One or two of you might recall that we went to Scotland over Easter.  We loved every minute.  Scotland is just fantastic and we are huge fans. We saw and did so much that I could easily fill this blog up with posts about the place.

Instead of doing that, and I do reserve my right to write more posts about it in the near future, here is my list of “Top 5 Things NOT to do in Scotland.”

1. Be English
Sorry people of England, but come on.  It should come as no surprise that a Scot is unlikely to share their last Rolo with you.

Because of our son’s accent, people would think we were English at first – and perfectly pleasant they were about it too.  But nine times out of ten upon learning we are an Australian family living in London, they weren’t shy about sharing what they think of England and the English in general. It wasn’t very complimentary.

But don’t be upset.  I think you’re lovely.

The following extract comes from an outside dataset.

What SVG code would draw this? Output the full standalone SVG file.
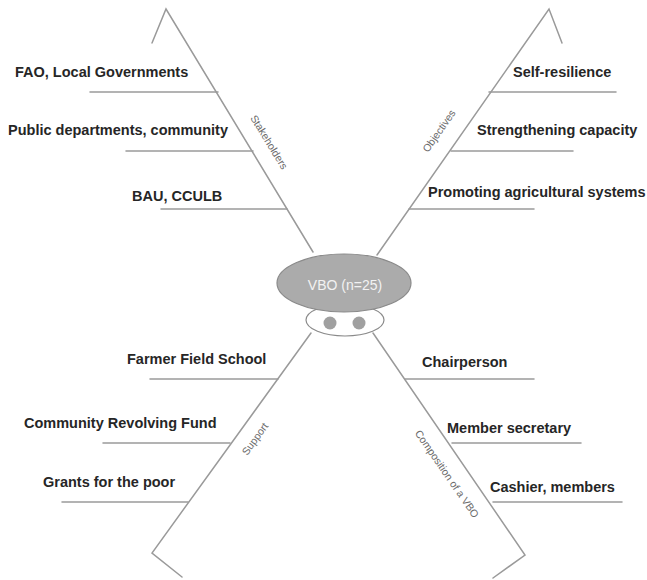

2.  Leave your warm coat in London
I thought I was packing for a holiday in SPRING.  You know Spring?  When the flowers come out and it’s warmish?  I thought I’d be wearing long sleeve t-shirts.  I packed sunscreen, a hat and my sunnies.   The week before we went Scotland sweltered in record-breaking temperatures of twenty two degrees. Well, guess what? It was frigging freezing. And wet. I ended up buying wellies and a raincoat, which I am gloriously modelling in this quality holiday snap:

We saw horizontal rain and snow. Even so, I barely saw an umbrella (except mine) and I couldn’t get over seeing people wearing t-shirts in freezing temperatures – often buying ice-cream. Impressive.

3. Dislike Robert Burns
Robert Burns is the Scottish poet who wrote Auld Lang Syne. “Dislike” is a strong word, I think I’m more indifferent to him.

My issue with Robert Burns stems from many years ago, when I was on an overnight bus from London to Glasgow – which I would never, ever recommend except if I didn’t like you. I sat next to a man who was appalled I knew so little about him and felt it his duty to rectify this by reciting the very long Burns poem about a haggis. I caught the word “pudding” and not much else. I could feel myself going a bit mad. In an attempt to signal to him that I was more interested in sleep than haggis poetry, I put my headphones on with a foreigner’s apologetic smile. He pulled out one headphone and continued with his poem, spitting it right into my ear. Urgh.

Robert Burns is unavoidable on a visit to Scotland. There are statues and pictures of him everywhere.  Buildings bear plaques commemorating where he slept one night / drank one drink / glanced in the general direction / nearly entered but decided to keep walking. Speaking of plaques, I love this:

4. Diss William Wallace
Ooh it was tempting to ask a local if the Wallace Monument was built in honour of Mel Gibson. But I didn’t. But wouldn’t that be fun? Rather like going to New Zealand and commenting that it’s much greener than the rest of Australia.

5. Go on a Health Kick
I took my jogging gear to Scotland where it languished in my suitcase. I ate chips, drank beer, more chips, more beer, had some bacon, more bacon, bit more bacon… and now I cannot find my waist. Personally, it’s not the kind of place where you crave a garden salad. The healthiest thing I ate was coleslaw, and it being Easter meant everything was washed down with a chocolate egg chaser. I loved it but I’m paying for it now.

So there you have it, my list of things not to do in Scotland.  Any to add?